Interest in Russian will only grow due to tension, says U.S.-based linguist

Winners of the Best Russian Teacher Abroad contest. Source: Press Photo

Winners of the Best Russian Teacher Abroad contest. Source: Press Photo

RBTH speaks to Alexandre Strokanov, the head of the Institute of Russian Language and Culture under the Lyndon State College in the U.S. state of Vermont, about the complexities of the Russian language, politics and how it affects Russian language studies. Strokanov is the winner of the Best Russian Teacher Abroad contest, held in Moscow on Oct. 21-24.

RBTH: What do Americans find to be the most difficult in the Russian language?
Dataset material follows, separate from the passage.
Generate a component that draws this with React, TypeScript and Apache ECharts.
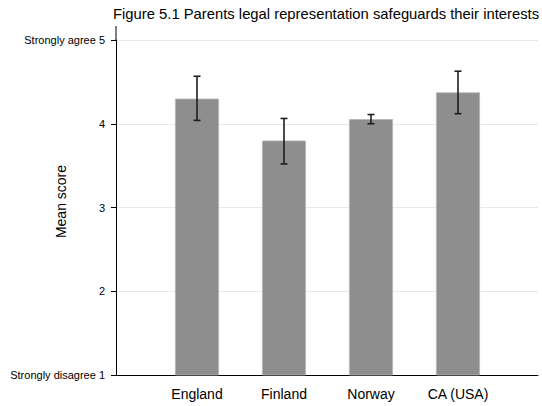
import React, { useEffect, useRef } from "react";
import * as echarts from "echarts";

const categories = ["England", "Finland", "Norway", "CA (USA)"];
const meanScores = [4.3, 3.8, 4.055, 4.375];
const ciLow = [4.04, 3.52, 4.0, 4.12];
const ciHigh = [4.567, 4.063, 4.11, 4.627];
const yTickLabels: Record<number, string> = {
  1: "Strongly disagree 1",
  2: "2",
  3: "3",
  4: "4",
  5: "Strongly agree 5",
};
const titleText = "Figure 5.1 Parents legal representation safeguards their interests";
const yAxisTitle = "Mean score";

const FONT = "'Liberation Sans', Arial, Helvetica, sans-serif";

export default function App() {
  const ref = useRef<HTMLDivElement>(null);
  useEffect(() => {
    if (!ref.current) return;
    const chart = echarts.init(ref.current, undefined, { renderer: "svg" });
    const top = 40;
    const bottom = 31;
    const option: any = {
      animation: false,
      backgroundColor: "#ffffff",
      textStyle: { fontFamily: FONT },
      title: {
        text: titleText,
        left: 113,
        top: 6,
        padding: 0,
        textStyle: { fontFamily: FONT, fontSize: 14.8, fontWeight: "normal", color: "#000" },
      },
      grid: [
        { left: 116, right: 4, top, bottom, containLabel: false, outerBoundsMode: "none" },
        { left: 153.5, right: 40.5, top, bottom, containLabel: false, outerBoundsMode: "none" },
      ],
      xAxis: [
        {
          gridIndex: 0,
          type: "value",
          min: 0,
          max: 1,
          axisLine: { show: true, lineStyle: { color: "#000", width: 1 } },
          axisTick: { show: false },
          axisLabel: { show: false },
          splitLine: { show: false },
        },
        {
          gridIndex: 1,
          type: "category",
          data: categories,
          axisLine: { show: false },
          axisTick: { show: false },
          axisLabel: {
            show: true,
            color: "#000",
            fontSize: 14,
            fontFamily: FONT,
            margin: 12,
            interval: 0,
          },
          splitLine: { show: false },
        },
      ],
      yAxis: [
        {
          gridIndex: 0,
          type: "value",
          min: 1,
          max: 5,
          interval: 1,
          name: yAxisTitle,
          nameLocation: "middle",
          nameGap: 48,
          nameMoveOverlap: false,
          nameTextStyle: { fontFamily: FONT, fontSize: 14, color: "#000", padding: [0, 0, 0, 12] },
          axisLine: { show: true, lineStyle: { color: "#000", width: 1 } },
          axisTick: { show: true, length: 5, lineStyle: { color: "#000" } },
          axisLabel: {
            color: "#000",
            fontSize: 11,
            fontFamily: FONT,
            margin: 11,
            formatter: (v: number) => yTickLabels[v] ?? String(v),
          },
          splitLine: { show: true, lineStyle: { color: "#e8e8e8", width: 1 } },
        },
        {
          gridIndex: 1,
          type: "value",
          min: 1,
          max: 5,
          interval: 1,
          show: false,
          splitLine: { show: false },
        },
      ],
      series: [
        {
          type: "bar",
          xAxisIndex: 1,
          yAxisIndex: 1,
          data: meanScores,
          barWidth: 44,
          itemStyle: { color: "#8e8e8e", borderColor: "#b5b5b5", borderWidth: 0.8 },
          z: 2,
        },
        {
          type: "custom",
          xAxisIndex: 1,
          yAxisIndex: 1,
          z: 5,
          data: categories.map((_, i) => [i, ciLow[i], ciHigh[i]]),
          renderItem: (params: any, api: any) => {
            const x = api.value(0);
            const lo = api.coord([x, api.value(1)]);
            const hi = api.coord([x, api.value(2)]);
            const half = 3.5;
            const style = { stroke: "#1e1e1e", lineWidth: 1.6 };
            return {
              type: "group",
              children: [
                { type: "line", shape: { x1: lo[0], y1: lo[1], x2: hi[0], y2: hi[1] }, style },
                { type: "line", shape: { x1: hi[0] - half, y1: hi[1], x2: hi[0] + half, y2: hi[1] }, style },
                { type: "line", shape: { x1: lo[0] - half, y1: lo[1], x2: lo[0] + half, y2: lo[1] }, style },
              ],
            };
          },
        },
      ],
      graphic: [
        {
          type: "line",
          shape: { x1: 116, y1: 26, x2: 116, y2: top },
          style: { stroke: "#000", lineWidth: 1 },
        },
      ],
    };
    chart.setOption(option);
    return () => chart.dispose();
  }, []);
  return (
    <div
      ref={ref}
      style={{ position: "fixed", left: 0, top: 0, width: 542, height: 406 }}
    />
  );
}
Alexandre Strokanov: There is one letter in the alphabet that they find it difficult to pronounce, ‘ы’. But it takes a week or two to master. Then, of course, the cases. Overall, I find all this talk of how difficult the Russian language is to be an exaggeration.

It is not so much an issue of how difficult it is than an issue of not having enough practice. I studied English at school and, of course, I could not speak it. Then I studied it at university, then I presented my PhD in English and still I could not speak it.

Alexandre Strokanov. Source: Press Photo

I began to speak English when I became a man of business! I worked in the marble business with American partners and I had to speak the language. And then, when I was invited to teach at a university, I simply had no choice.

RBTH: How do you address the issue of the lack of practice?

A.S.: The internet, Skype, conferences and travel. Via video links [which are organized with Russian universities – RBTH] they don’t have to speak Russian. The audience at these events is very diverse and not all of them are doing Russian. I keep telling them: Speak the language, it is practice.

Most do, but others are shy and speak English. The same is true for the Russian side: Many students speak English and welcome an opportunity to practice it, while others are shy and prefer to speak Russian. In the end, we get a free linguistic exchange and I provide simultaneous interpretation.

RBTH: Now to politics: How is the atmosphere, which is becoming increasingly tense, affecting interest in the Russian language?

A.S.: I think interest will grow. This is my forecast. Here there arises a very interesting situation. If we compare the Cold War with the 1990s, back then there was a much higher demand for the Russian language, there was funding from the U.S. government. Then came the 1990s and everything fell apart.

We noticed a rise in interest – the very beginning of it – in the Russian language some time in the early 2000s. The more confident Russia was becoming, the bigger that interest grew. Now this new confrontation will only spur more interest.

Why? Because ordinary Americans do not necessarily think the same way as American politicians. Many people simply do not trust politicians. All the more so since with the internet now anyone can collect and collate information. And when, in an interview for The Economist, Obama makes four mistakes in a single paragraph, it is awful! My students simply laughed at that. The Russian language is an alternative source of information. Learn it.

It is very important whether Russian will be taught as the language of a potential enemy and, therefore, whether the message in the learning will be: “We are studying an enemy’s language” or whether the message will be that we are studying the language of a friend but we have some questions that we would like to clarify.

RBTH: Can it be said that the Americans are living in a Cold War atmosphere?

A.S.: America has numerous problems of its own. A comparison with the Cold War is not the most fortunate one, because back then Americans were really worried by relations with the USSR. My American friends say: “We were genuinely afraid of you.” This is no longer the case. An ordinary American these days is more concerned about his everyday problems rather than the problems of Russia, Ukraine and the rest of it. The Cold War was a serious era after all. I don’t think we’ll see a repetition of it.

It is another thing that the American political class currently has very few politicians capable of a different tone of conversation and a different attitude.

Then again, look at how Russia experts are being trained now. Since the U.S. government is cutting down support programs for Russian studies, Russia should choose the right approach and start operating on the principle of a state order.

“We are ready to support those Russian programs in America that will cooperate with Russian universities and where we shall have a voice.” I am sure that many American universities will agree to that.

RBTH: And a quick question not related to politics: Could you please name your three favorite books?

A.S.: My most favorite book is The Master and Margarita by Mikhail Bulgakov, followed by The Possessed by Fyodor Dostoyevsky. Of contemporary books, I liked Alexei Ivanov’s The Geographer Drank His Globe Away.